Approximately 7-10 major cultures and languages (UNESCO 1995, Stavenhagen 1998) are expanding with globalization while destroying or transforming many of today’s 10,000 or so cultures, 6,800 languages (Ethnologue 2002) and hundreds of religions. Though this implies also the creation of new forms of cultural diversity, however these do not replace the cultural diversity based on millennia of experieces and of accumulated knowledge and activities that allowed for ecosystem conservation (and communal well-being).
Globalisation is often involving violent conflicts between cultures which are antisustainability and those that are for. There are also impositions of cultural hegemony and cultural displacements that involve ‘wars of paradigms’ (Mander and Tauli-Corpuz
2004) and ‘cultural wars’ (Stavenhagen 1998) as dominant cultures&languages seek to absorb or destroy other cultures (Appadurai 2002) or control their lands or natural resources. Ongoing processes of Japanization, Americanization, Russification, Indianization, Vietnamization, Chinification, Indonesianisation (Appadurai op.cit) or Latin-Americanization, among others-including religions and identity politics- often threaten the existence of cultural diversity and indigenous societies.
More than 70% of the world’s ethnolinguistic diversity corresponds to indigenous peoples (Maffi &Oviedo 2002) who are only 400 million people or 5% of the world population. Often indigenous societies have conserved nature and maintained high biodiversity through complex cultural practices.
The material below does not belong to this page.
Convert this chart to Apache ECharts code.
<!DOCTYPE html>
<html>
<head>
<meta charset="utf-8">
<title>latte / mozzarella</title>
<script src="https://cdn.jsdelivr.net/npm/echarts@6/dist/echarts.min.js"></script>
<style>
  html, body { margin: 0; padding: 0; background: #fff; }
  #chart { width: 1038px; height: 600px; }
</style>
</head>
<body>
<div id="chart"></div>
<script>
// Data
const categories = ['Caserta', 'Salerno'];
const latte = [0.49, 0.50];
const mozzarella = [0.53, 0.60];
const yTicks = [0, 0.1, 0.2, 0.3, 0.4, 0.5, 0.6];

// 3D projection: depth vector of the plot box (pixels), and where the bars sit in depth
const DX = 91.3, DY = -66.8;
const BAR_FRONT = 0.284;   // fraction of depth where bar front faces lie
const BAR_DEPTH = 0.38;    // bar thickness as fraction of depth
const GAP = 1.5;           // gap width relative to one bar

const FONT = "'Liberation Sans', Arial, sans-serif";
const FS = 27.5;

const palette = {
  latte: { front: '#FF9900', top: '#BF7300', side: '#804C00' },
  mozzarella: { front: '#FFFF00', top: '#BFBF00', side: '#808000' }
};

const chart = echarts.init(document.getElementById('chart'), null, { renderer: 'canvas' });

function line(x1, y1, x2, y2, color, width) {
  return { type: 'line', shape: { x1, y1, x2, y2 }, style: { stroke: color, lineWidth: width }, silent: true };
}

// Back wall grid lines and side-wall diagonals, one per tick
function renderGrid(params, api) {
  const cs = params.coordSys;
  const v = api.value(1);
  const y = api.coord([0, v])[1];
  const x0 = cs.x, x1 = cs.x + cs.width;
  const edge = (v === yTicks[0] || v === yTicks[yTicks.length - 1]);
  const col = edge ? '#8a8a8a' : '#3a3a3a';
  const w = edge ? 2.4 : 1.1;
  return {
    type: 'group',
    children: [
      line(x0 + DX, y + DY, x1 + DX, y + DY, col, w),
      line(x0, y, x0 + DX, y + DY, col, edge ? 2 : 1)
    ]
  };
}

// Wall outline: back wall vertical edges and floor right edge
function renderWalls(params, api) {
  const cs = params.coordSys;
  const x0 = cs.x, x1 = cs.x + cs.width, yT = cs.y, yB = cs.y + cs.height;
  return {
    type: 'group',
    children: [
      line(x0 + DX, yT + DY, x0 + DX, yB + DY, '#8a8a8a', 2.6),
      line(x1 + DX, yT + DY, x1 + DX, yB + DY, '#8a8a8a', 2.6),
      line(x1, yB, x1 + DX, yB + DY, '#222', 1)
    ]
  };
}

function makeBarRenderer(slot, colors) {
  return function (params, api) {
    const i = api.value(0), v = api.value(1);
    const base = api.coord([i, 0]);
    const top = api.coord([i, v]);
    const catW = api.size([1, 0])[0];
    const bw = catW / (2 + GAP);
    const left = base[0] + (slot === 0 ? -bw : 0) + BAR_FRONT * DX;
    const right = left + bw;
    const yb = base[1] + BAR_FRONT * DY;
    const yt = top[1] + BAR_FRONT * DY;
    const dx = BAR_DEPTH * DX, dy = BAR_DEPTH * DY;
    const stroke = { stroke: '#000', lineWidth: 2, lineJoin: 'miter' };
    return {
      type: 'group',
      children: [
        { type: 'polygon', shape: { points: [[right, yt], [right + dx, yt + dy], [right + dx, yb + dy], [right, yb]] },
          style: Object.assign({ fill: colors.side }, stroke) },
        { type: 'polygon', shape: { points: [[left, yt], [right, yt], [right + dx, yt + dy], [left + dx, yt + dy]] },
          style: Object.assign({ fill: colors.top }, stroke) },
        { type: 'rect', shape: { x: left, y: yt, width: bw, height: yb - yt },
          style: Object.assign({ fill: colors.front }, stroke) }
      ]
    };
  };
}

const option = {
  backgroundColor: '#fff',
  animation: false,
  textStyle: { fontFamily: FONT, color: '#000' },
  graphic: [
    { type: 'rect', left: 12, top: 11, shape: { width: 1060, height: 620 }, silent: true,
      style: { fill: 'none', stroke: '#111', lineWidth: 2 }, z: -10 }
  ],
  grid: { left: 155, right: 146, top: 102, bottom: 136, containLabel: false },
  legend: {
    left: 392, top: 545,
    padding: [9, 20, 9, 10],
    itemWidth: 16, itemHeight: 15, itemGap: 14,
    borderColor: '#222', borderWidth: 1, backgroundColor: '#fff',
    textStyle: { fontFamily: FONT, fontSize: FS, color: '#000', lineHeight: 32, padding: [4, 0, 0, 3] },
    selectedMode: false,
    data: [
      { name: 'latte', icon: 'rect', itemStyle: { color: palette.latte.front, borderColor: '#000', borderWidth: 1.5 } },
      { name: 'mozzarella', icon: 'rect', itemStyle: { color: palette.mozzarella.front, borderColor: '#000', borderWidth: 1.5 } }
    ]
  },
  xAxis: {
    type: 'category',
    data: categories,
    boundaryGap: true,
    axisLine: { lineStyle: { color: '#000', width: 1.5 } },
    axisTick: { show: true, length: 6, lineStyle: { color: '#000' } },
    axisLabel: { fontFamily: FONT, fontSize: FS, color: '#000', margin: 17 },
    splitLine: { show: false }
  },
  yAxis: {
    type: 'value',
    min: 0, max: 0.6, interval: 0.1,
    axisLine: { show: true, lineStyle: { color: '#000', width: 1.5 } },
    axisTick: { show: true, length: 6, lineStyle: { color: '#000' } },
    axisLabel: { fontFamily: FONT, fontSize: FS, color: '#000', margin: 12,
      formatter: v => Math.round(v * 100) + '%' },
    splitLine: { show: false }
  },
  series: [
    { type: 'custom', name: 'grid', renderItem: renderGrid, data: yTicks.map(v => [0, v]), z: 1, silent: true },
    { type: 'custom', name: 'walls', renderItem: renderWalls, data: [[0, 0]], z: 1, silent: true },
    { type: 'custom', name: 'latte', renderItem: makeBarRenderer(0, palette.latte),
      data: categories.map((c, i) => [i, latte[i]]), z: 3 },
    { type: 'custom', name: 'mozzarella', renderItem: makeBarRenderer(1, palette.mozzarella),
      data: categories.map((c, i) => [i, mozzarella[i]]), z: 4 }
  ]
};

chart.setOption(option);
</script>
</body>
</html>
But the majority of indigenous peoples may be dislodged or exterminated within the 21st century and with them the majority of the world’s diversity of languages and cultures.
Indigenous cultures have time-proven systems that allow societies to be encouraged or enchanted into caring for nature (and for collective well-being) and modern sustainability paradigms could heed some lessons.
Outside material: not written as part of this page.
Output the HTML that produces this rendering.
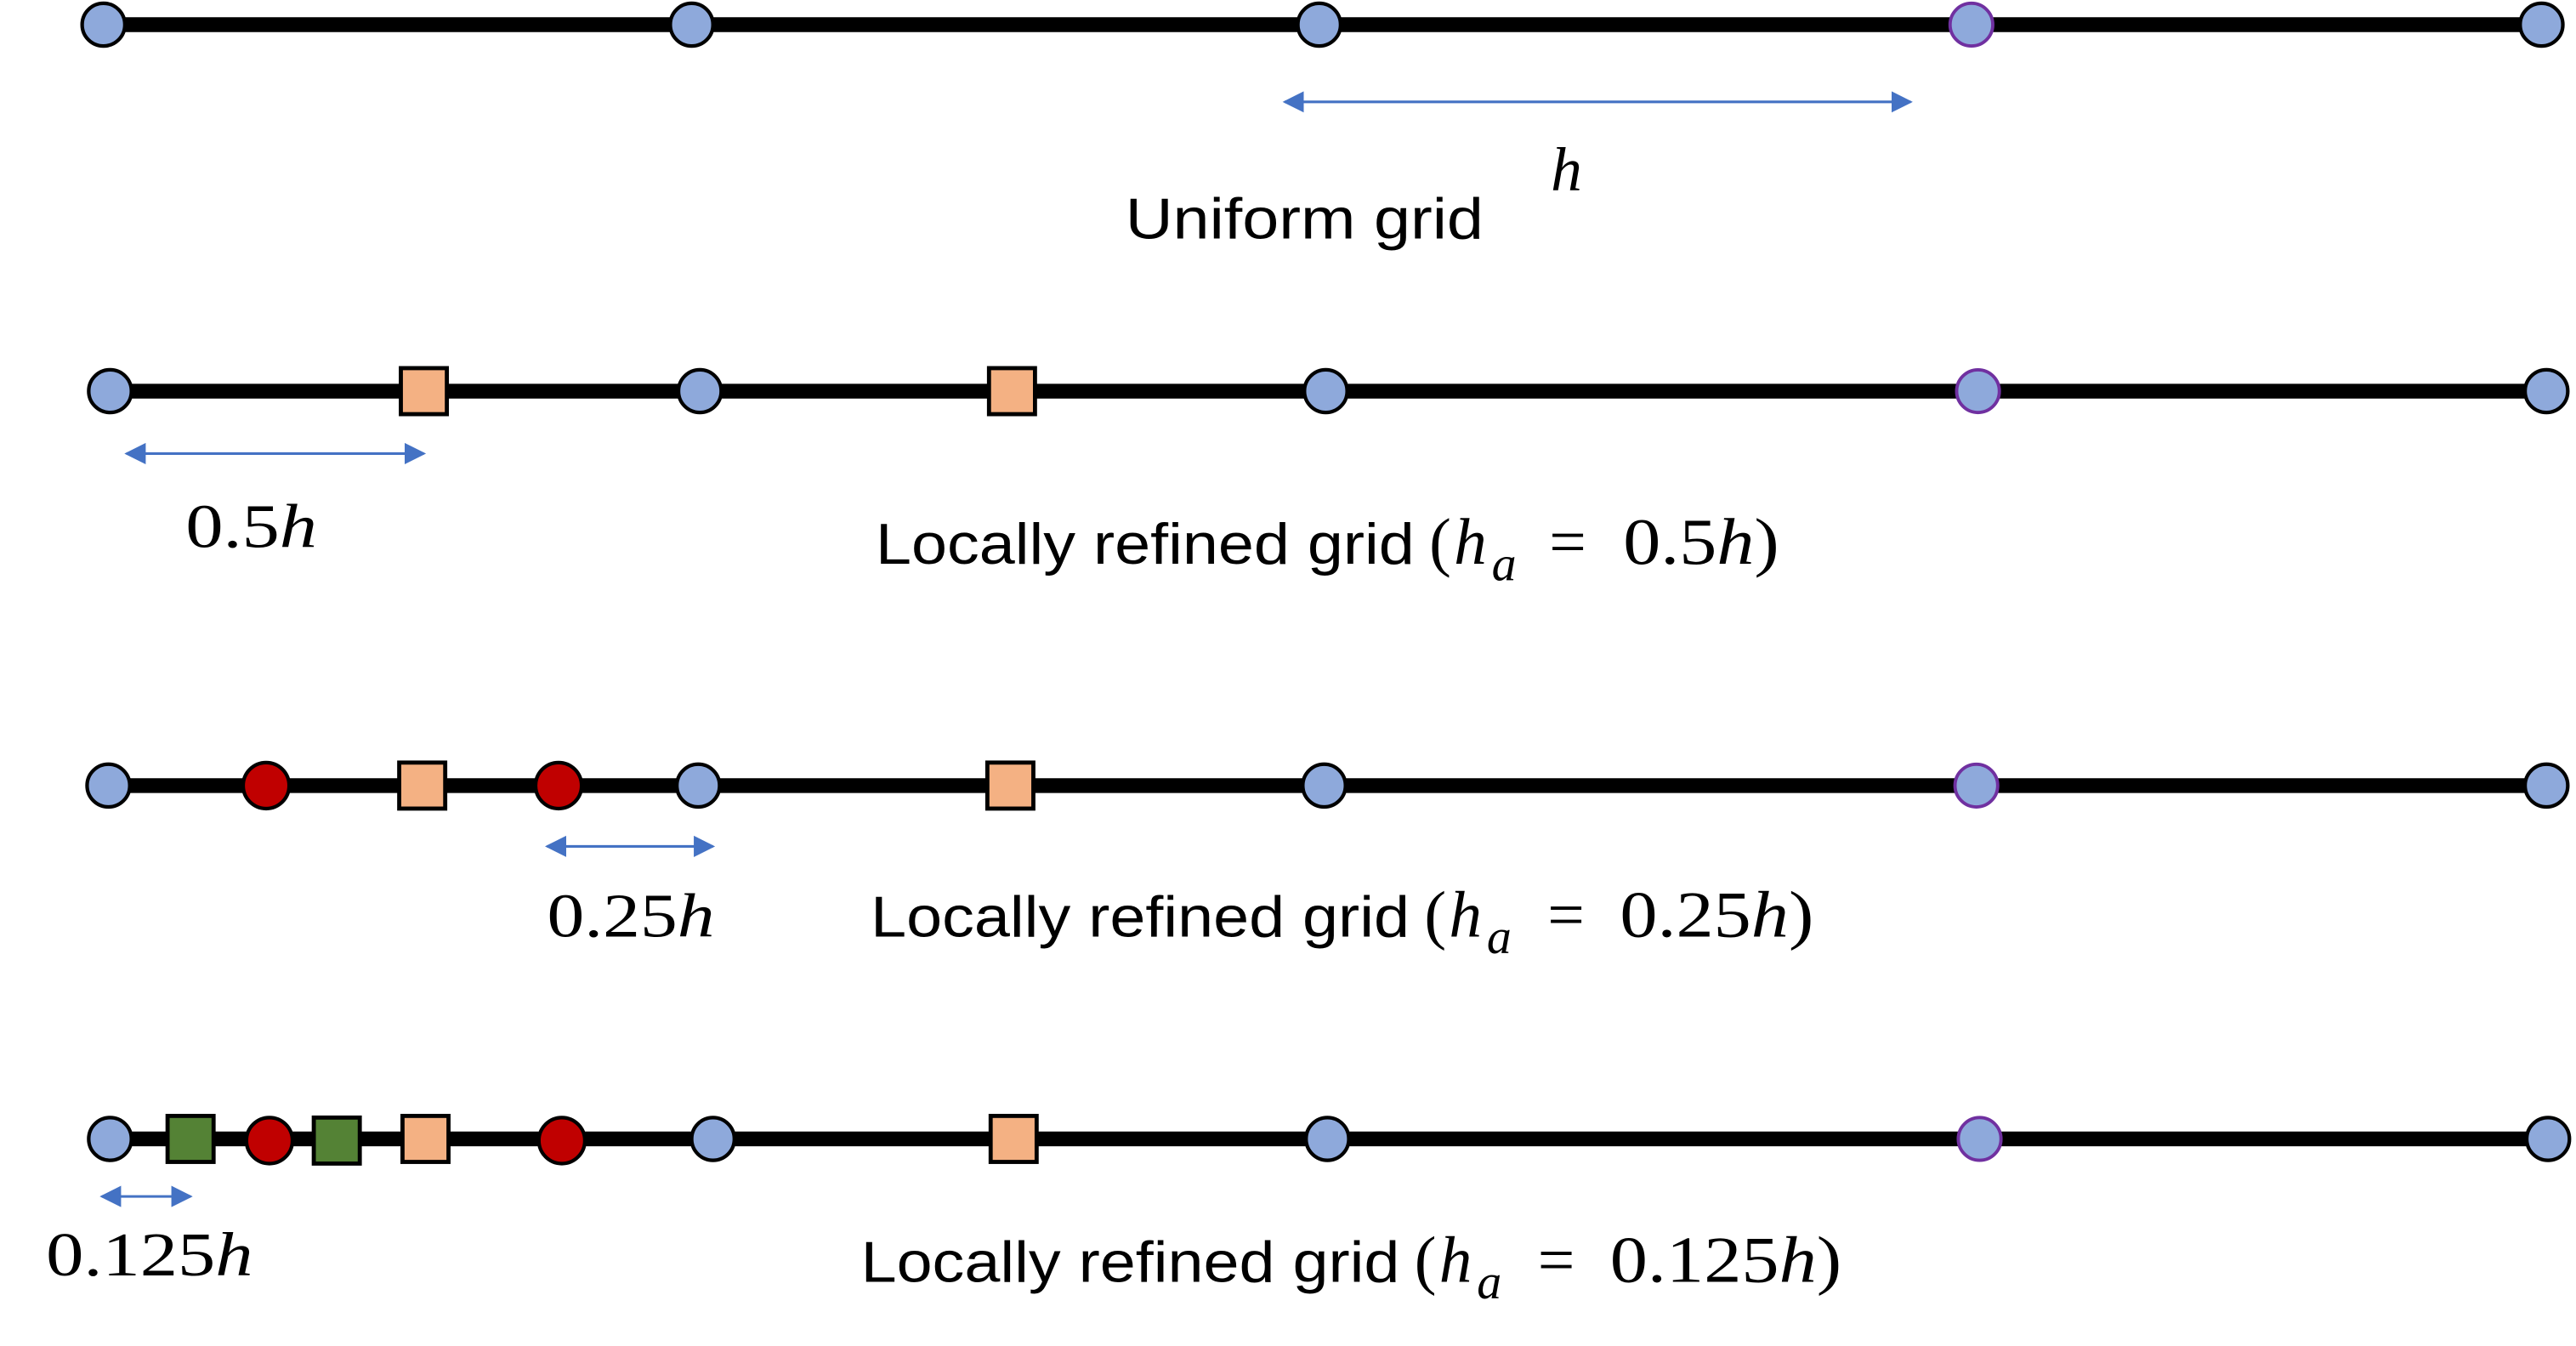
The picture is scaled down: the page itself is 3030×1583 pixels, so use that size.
<!DOCTYPE html>
<html><head><meta charset="utf-8"><style>html,body{margin:0;padding:0;background:#fff;}svg{display:block}</style></head>
<body>
<svg width="3030" height="1583" viewBox="0 0 1568 819" preserveAspectRatio="none" xmlns="http://www.w3.org/2000/svg">
<defs>
<marker id="a" viewBox="0 0 10 10" refX="9" refY="5" markerUnits="userSpaceOnUse" markerWidth="13" markerHeight="13" orient="auto-start-reverse"><path d="M0,0L10,5L0,10z" fill="#4472C4"/></marker>
</defs>
<g stroke="#000" stroke-width="9">
<line x1="63" y1="15" x2="1547" y2="15"/>
<line x1="67" y1="238" x2="1550" y2="238"/>
<line x1="66" y1="478" x2="1550" y2="478"/>
<line x1="67" y1="693" x2="1551" y2="693"/>
</g>
<g fill="#8EA9DB" stroke="#000" stroke-width="2.2">
<circle cx="63" cy="15" r="13"/><circle cx="421" cy="15" r="13"/><circle cx="803" cy="15" r="13"/><circle cx="1547" cy="15" r="13"/>
<circle cx="67" cy="238" r="13"/><circle cx="426" cy="238" r="13"/><circle cx="807" cy="238" r="13"/><circle cx="1550" cy="238" r="13"/>
<circle cx="66" cy="478" r="13"/><circle cx="425" cy="478" r="13"/><circle cx="806" cy="478" r="13"/><circle cx="1550" cy="478" r="13"/>
<circle cx="67" cy="693" r="13"/><circle cx="434" cy="693" r="13"/><circle cx="808" cy="693" r="13"/><circle cx="1551" cy="693" r="13"/>
</g>
<g fill="#8EA9DB" stroke="#7030A0" stroke-width="2">
<circle cx="1200" cy="15" r="13"/><circle cx="1204" cy="238" r="13"/><circle cx="1203" cy="478" r="13"/><circle cx="1205" cy="693" r="13"/>
</g>
<g fill="#F4B183" stroke="#000" stroke-width="2.5">
<rect x="244" y="224" width="28" height="28"/><rect x="602" y="224" width="28" height="28"/>
<rect x="243" y="464" width="28" height="28"/><rect x="601" y="464" width="28" height="28"/>
<rect x="245" y="679" width="28" height="28"/><rect x="603" y="679" width="28" height="28"/>
</g>
<g fill="#548235" stroke="#000" stroke-width="2.5">
<rect x="102" y="679" width="28" height="28"/><rect x="191" y="680" width="28" height="28"/>
</g>
<g fill="#C00000" stroke="#000" stroke-width="2.2">
<circle cx="162" cy="478" r="14"/><circle cx="340" cy="478" r="14"/>
<circle cx="164" cy="694" r="14"/><circle cx="342" cy="694" r="14"/>
</g>
<g stroke="#4472C4" stroke-width="1.6" marker-start="url(#a)" marker-end="url(#a)">
<line x1="782" y1="62" x2="1163" y2="62"/>
<line x1="77" y1="276" x2="258" y2="276"/>
<line x1="333" y1="515" x2="434" y2="515"/>
<line x1="62" y1="728" x2="116" y2="728"/>
</g>
<g font-family="Liberation Serif, serif" fill="#000" font-size="38">
<text x="944" y="116" font-style="italic">h</text>
<text x="113" y="333" textLength="80" lengthAdjust="spacingAndGlyphs">0.5<tspan font-style="italic">h</tspan></text>
<text x="333" y="570" textLength="102" lengthAdjust="spacingAndGlyphs">0.25<tspan font-style="italic">h</tspan></text>
<text x="28" y="776" textLength="126" lengthAdjust="spacingAndGlyphs">0.125<tspan font-style="italic">h</tspan></text>
</g>
<g font-family="Liberation Sans, sans-serif" font-size="35" fill="#000">
<text x="685" y="145" textLength="218" lengthAdjust="spacingAndGlyphs">Uniform grid</text>
<text x="533" y="343" textLength="328" lengthAdjust="spacingAndGlyphs">Locally refined grid</text>
<text x="530" y="570" textLength="328" lengthAdjust="spacingAndGlyphs">Locally refined grid</text>
<text x="524" y="780" textLength="328" lengthAdjust="spacingAndGlyphs">Locally refined grid</text>
</g>
<g font-family="Liberation Serif, serif" font-size="40" fill="#000">
<text x="870" y="343">(</text><text x="885" y="343" font-style="italic">h</text><text x="908" y="353" font-style="italic" font-size="30">a</text>
<text x="943" y="343">=</text><text x="988" y="343" textLength="95" lengthAdjust="spacingAndGlyphs">0.5<tspan font-style="italic">h</tspan>)</text>
<text x="867" y="570">(</text><text x="882" y="570" font-style="italic">h</text><text x="905" y="580" font-style="italic" font-size="30">a</text>
<text x="942" y="570">=</text><text x="986" y="570" textLength="118" lengthAdjust="spacingAndGlyphs">0.25<tspan font-style="italic">h</tspan>)</text>
<text x="861" y="780">(</text><text x="876" y="780" font-style="italic">h</text><text x="899" y="790" font-style="italic" font-size="30">a</text>
<text x="936" y="780">=</text><text x="980" y="780" textLength="141" lengthAdjust="spacingAndGlyphs">0.125<tspan font-style="italic">h</tspan>)</text>
</g>
</svg>
</body></html>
Urgent IUCN strategies&actions are needed to support cultural diversity, and specific action is urgently required for indigenous societies. Suppport for their modes of sustainable development and ecosystem conservation should be encouraged by IUCNs FOS initiatives to halt the destruction of cultures that have unique knowledge and practices about ecosystem conservation and that engage in governance at landscape levels to sustainably use ecosystems.
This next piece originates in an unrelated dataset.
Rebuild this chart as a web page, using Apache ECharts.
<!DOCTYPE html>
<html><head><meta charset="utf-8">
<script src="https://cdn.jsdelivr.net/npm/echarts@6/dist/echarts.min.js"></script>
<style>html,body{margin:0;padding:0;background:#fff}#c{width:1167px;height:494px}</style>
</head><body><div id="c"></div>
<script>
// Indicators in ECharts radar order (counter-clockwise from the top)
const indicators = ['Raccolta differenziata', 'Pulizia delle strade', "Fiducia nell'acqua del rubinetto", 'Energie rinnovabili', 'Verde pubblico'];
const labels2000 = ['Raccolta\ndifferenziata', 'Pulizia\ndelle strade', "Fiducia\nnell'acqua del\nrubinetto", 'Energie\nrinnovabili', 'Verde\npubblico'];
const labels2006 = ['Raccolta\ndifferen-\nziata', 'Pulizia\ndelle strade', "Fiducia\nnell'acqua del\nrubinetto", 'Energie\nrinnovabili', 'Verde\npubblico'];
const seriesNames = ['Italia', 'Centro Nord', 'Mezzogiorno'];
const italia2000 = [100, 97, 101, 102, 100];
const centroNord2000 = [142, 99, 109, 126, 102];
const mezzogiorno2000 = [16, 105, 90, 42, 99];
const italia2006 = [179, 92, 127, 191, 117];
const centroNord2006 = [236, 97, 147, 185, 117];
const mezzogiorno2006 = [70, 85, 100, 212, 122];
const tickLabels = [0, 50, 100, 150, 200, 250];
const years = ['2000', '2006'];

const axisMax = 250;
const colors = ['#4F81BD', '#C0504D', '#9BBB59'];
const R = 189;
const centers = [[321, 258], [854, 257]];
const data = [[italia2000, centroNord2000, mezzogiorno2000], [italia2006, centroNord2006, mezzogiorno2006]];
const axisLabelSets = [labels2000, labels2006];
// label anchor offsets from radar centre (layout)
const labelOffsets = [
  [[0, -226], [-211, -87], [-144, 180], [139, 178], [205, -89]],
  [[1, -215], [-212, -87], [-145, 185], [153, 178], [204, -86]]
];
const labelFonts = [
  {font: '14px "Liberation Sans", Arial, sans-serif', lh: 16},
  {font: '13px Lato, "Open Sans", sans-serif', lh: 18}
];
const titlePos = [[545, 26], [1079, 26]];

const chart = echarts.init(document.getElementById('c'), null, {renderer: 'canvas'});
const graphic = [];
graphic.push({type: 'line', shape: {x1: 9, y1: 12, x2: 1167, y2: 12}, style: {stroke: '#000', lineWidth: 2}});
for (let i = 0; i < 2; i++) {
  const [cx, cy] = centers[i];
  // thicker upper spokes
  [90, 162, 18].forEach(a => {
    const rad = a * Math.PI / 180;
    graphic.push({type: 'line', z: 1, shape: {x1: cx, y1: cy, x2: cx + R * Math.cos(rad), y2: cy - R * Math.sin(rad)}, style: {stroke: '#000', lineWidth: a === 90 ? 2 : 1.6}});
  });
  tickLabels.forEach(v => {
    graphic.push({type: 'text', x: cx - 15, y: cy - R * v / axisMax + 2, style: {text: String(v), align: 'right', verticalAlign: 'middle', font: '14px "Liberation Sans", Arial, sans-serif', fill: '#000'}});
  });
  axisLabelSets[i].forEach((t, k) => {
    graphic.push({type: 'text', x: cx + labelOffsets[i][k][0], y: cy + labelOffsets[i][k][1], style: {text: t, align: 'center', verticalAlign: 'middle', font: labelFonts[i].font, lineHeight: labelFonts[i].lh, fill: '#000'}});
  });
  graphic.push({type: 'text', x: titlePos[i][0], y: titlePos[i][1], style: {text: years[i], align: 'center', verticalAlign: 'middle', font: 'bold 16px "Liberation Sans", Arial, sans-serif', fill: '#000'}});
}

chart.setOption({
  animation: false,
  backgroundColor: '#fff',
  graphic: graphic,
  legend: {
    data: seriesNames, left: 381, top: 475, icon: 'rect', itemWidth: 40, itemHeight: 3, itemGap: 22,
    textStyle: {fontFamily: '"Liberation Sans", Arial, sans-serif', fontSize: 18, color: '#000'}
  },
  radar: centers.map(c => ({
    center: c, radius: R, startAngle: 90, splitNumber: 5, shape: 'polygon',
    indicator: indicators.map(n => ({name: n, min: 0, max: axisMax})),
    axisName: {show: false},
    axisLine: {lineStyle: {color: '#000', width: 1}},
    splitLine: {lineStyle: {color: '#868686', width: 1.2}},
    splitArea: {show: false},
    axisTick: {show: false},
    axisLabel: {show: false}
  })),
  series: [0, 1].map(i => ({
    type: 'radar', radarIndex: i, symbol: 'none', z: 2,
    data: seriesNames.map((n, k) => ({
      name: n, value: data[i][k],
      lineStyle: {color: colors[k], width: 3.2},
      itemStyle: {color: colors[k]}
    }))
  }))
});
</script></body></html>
Since IUCN must also deal with conservation & sustainable development issues with the rest of humanity which is 95% of the total world population, and deal with cultural dimensions of sustainability&conservation in alL cultures. the FOS paradigm must influence governance at global, regional and local levels, And also the new governance systems engaging statel and non-statel actors and decision-makers.
Though some cultures are territorially based, however there is the problem of seeking sustainability among the many cultures and societies (diaspora, hybrids, transnational communities, virtual, urban etc) that are increasingly de-territorialized and alienated from a sense of responsibility towards nature -adding to the problem that markets and economic prices have not internalized the value of ecosystem services to reveal true prices and also ecosystem impact-.
The FOS initiative must engage in disseminating –with both optimism-hope and with urgency-fear the stakes for sustainability, in order to change a critical mass of hearts and minds, And actively cooperate in achieving, monitoring, redressing, and advancing sustainable development and conservation as a global endeavour, while deterring non-sustainability and the destruction of biocultural divesity, if not humanity itself.
To truly harness sustainabiliity or sustainable development processes IUCN’s FOS must empower cultures of sustainability & conservation, and the FOS must engage billions of people, key decision makers, governments, the financial sector and markets, the private sector and TNCs, civil society, media, NGOs et al. And as such a ‘21st Century SUSTAINABLITY’
Initiative, of IUCN’s FOS, should engage initially 3-4 generations to span this XXIst century.